_Source material_:
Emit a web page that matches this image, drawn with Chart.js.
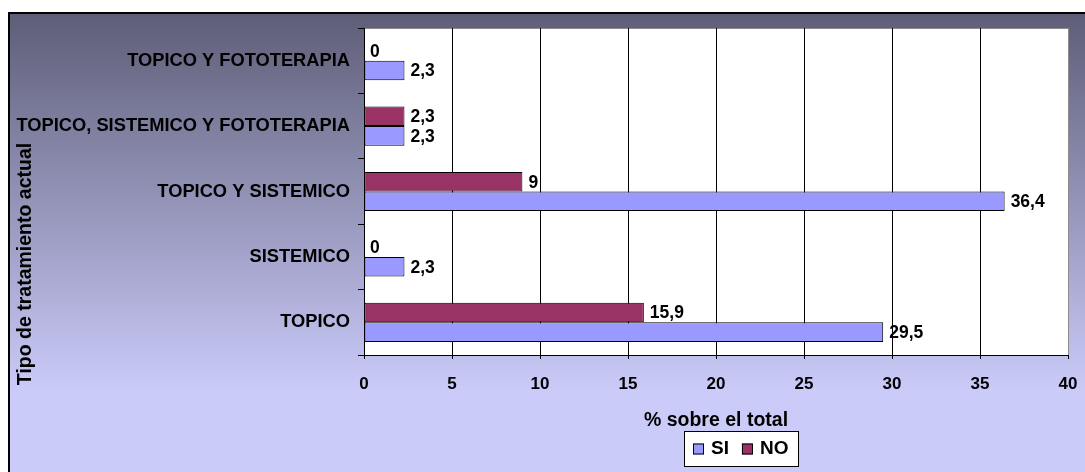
<!DOCTYPE html>
<html>
<head>
<meta charset="utf-8">
<script src="https://cdn.jsdelivr.net/npm/chart.js@4/dist/chart.umd.min.js"></script>
<style>
  html, body { margin: 0; padding: 0; background: #fff; }
  #wrap { position: relative; width: 1085px; height: 472px; }
</style>
</head>
<body>
<div id="wrap"><canvas id="c" width="1085" height="472"></canvas></div>
<script>
// Treatment types, top to bottom
const categories = [
  'TOPICO Y FOTOTERAPIA',
  'TOPICO, SISTEMICO Y FOTOTERAPIA',
  'TOPICO Y SISTEMICO',
  'SISTEMICO',
  'TOPICO'
];
// Percentage of the total for each answer
const siValues = [2.3, 2.3, 36.4, 2.3, 29.5];
const noValues = [0, 2.3, 9, 0, 15.9];
// Value axis ticks
const xTickValues = [0, 5, 10, 15, 20, 25, 30, 35, 40];

const FONT = '"Liberation Sans", Arial, Helvetica, sans-serif';
const SI_COLOR = '#9999ff';
const NO_COLOR = '#993366';

const fmt = v => String(v).replace('.', ',');

// Framed gradient backdrop and white plot area
const backdrop = {
  id: 'backdrop',
  beforeDraw(chart) {
    const { ctx, width, height, chartArea: a } = chart;
    ctx.save();
    ctx.fillStyle = '#fff';
    ctx.fillRect(0, 0, width, height);
    const g = ctx.createLinearGradient(0, 12, 0, 392);
    g.addColorStop(0, '#5d5d77');
    g.addColorStop(1, '#cbcbfa');
    ctx.fillStyle = g;
    ctx.fillRect(8, 12, width - 8, height - 12);
    ctx.strokeStyle = '#000';
    ctx.lineWidth = 2;
    ctx.beginPath();
    ctx.moveTo(9, height);
    ctx.lineTo(9, 13);
    ctx.lineTo(width, 13);
    ctx.stroke();
    ctx.fillStyle = '#fff';
    ctx.fillRect(a.left, a.top, a.right - a.left, a.bottom - a.top);
    ctx.strokeStyle = '#8c8c8c';
    ctx.lineWidth = 1;
    ctx.strokeRect(a.left + 0.5, a.top + 0.5, a.right - a.left, a.bottom - a.top);
    ctx.restore();
  }
};

// Value printed at the end of each bar
const valueLabels = {
  id: 'valueLabels',
  afterDatasetsDraw(chart) {
    const ctx = chart.ctx;
    ctx.save();
    ctx.font = 'bold 17.5px ' + FONT;
    ctx.fillStyle = '#000';
    ctx.textAlign = 'left';
    ctx.textBaseline = 'middle';
    chart.data.datasets.forEach((ds, i) => {
      chart.getDatasetMeta(i).data.forEach((bar, j) => {
        ctx.fillText(fmt(ds.data[j]), bar.x + 6, bar.y + 1);
      });
    });
    ctx.restore();
  }
};

// Rotated category-axis title
const sideTitle = {
  id: 'sideTitle',
  afterDraw(chart) {
    const ctx = chart.ctx;
    ctx.save();
    ctx.translate(26, 264);
    ctx.rotate(-Math.PI / 2);
    ctx.font = 'bold 19.5px ' + FONT;
    ctx.fillStyle = '#000';
    ctx.textAlign = 'center';
    ctx.textBaseline = 'middle';
    ctx.fillText('Tipo de tratamiento actual', 0, 0);
    ctx.restore();
  }
};

// Boxed legend: SI first, then NO
const boxLegend = {
  id: 'boxLegend',
  afterDraw(chart) {
    const ctx = chart.ctx;
    const items = [chart.data.datasets[1], chart.data.datasets[0]];
    ctx.save();
    ctx.fillStyle = '#fff';
    ctx.fillRect(684, 431, 115, 36);
    ctx.strokeStyle = '#000';
    ctx.lineWidth = 1;
    ctx.strokeRect(684.5, 431.5, 114, 35);
    ctx.font = 'bold 19px ' + FONT;
    ctx.textAlign = 'left';
    ctx.textBaseline = 'middle';
    let x = 693;
    const y = 449;
    items.forEach(ds => {
      ctx.fillStyle = ds.backgroundColor;
      ctx.fillRect(x, y - 5.5, 11, 11);
      ctx.strokeStyle = '#000';
      ctx.strokeRect(x + 0.5, y - 5, 10, 10);
      ctx.fillStyle = '#000';
      ctx.fillText(ds.label, x + 18, y);
      x += 18 + ctx.measureText(ds.label).width + 13;
    });
    ctx.restore();
  }
};

new Chart(document.getElementById('c'), {
  type: 'bar',
  data: {
    labels: categories,
    datasets: [
      { label: 'NO', data: noValues, backgroundColor: NO_COLOR, borderColor: '#000', borderWidth: 1, borderSkipped: false },
      { label: 'SI', data: siValues, backgroundColor: SI_COLOR, borderColor: '#000', borderWidth: 1, borderSkipped: false }
    ]
  },
  options: {
    indexAxis: 'y',
    responsive: false,
    animation: false,
    devicePixelRatio: 1,
    layout: { padding: { top: 28, right: 17, left: 0, bottom: 0 } },
    datasets: { bar: { categoryPercentage: 0.6, barPercentage: 1 } },
    plugins: { legend: { display: false }, tooltip: { enabled: false } },
    scales: {
      y: {
        type: 'category',
        grid: { display: true, drawOnChartArea: false, drawTicks: true, tickLength: 6, color: '#000', offset: true },
        border: { display: true, color: '#000', width: 1 },
        ticks: { color: '#000', autoSkip: false, padding: 8, font: { family: FONT, size: 18.3, weight: 'bold' } },
        afterFit(s) { s.width = 364; s.paddingTop = 0; s.paddingBottom = 0; }
      },
      x: {
        type: 'linear',
        min: xTickValues[0],
        max: xTickValues[xTickValues.length - 1],
        afterBuildTicks(s) { s.ticks = xTickValues.map(v => ({ value: v })); },
        ticks: { color: '#000', padding: 15, maxRotation: 0, font: { family: FONT, size: 17, weight: 'bold' } },
        grid: {
          color: c => (c.tick && c.tick.value === xTickValues[xTickValues.length - 1]) ? '#8c8c8c' : '#000',
          tickColor: '#000', tickLength: 4, lineWidth: 1
        },
        border: { display: true, color: '#000', width: 1 },
        title: {
          display: true, text: '% sobre el total', color: '#000',
          font: { family: FONT, size: 19.5, weight: 'bold' },
          padding: { top: 0, bottom: 40 }
        },
        afterFit(s) { s.height = 117; s.paddingLeft = 0; s.paddingRight = 0; }
      }
    }
  },
  plugins: [backdrop, valueLabels, sideTitle, boxLegend]
});
</script>
</body>
</html>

_Task objective_: With the pictures left out, restate word for word every line of the data above, from the first down to the line that contains "30, 35, 40];".

_Response_:
Emit a web page that matches this image, drawn with Chart.js.
<!DOCTYPE html>
<html>
<head>
<meta charset="utf-8">
<script src="https://cdn.jsdelivr.net/npm/chart.js@4/dist/chart.umd.min.js"></script>
<style>
  html, body { margin: 0; padding: 0; background: #fff; }
  #wrap { position: relative; width: 1085px; height: 472px; }
</style>
</head>
<body>
<div id="wrap"><canvas id="c" width="1085" height="472"></canvas></div>
<script>
// Treatment types, top to bottom
const categories = [
  'TOPICO Y FOTOTERAPIA',
  'TOPICO, SISTEMICO Y FOTOTERAPIA',
  'TOPICO Y SISTEMICO',
  'SISTEMICO',
  'TOPICO'
];
// Percentage of the total for each answer
const siValues = [2.3, 2.3, 36.4, 2.3, 29.5];
const noValues = [0, 2.3, 9, 0, 15.9];
// Value axis ticks
const xTickValues = [0, 5, 10, 15, 20, 25, 30, 35, 40];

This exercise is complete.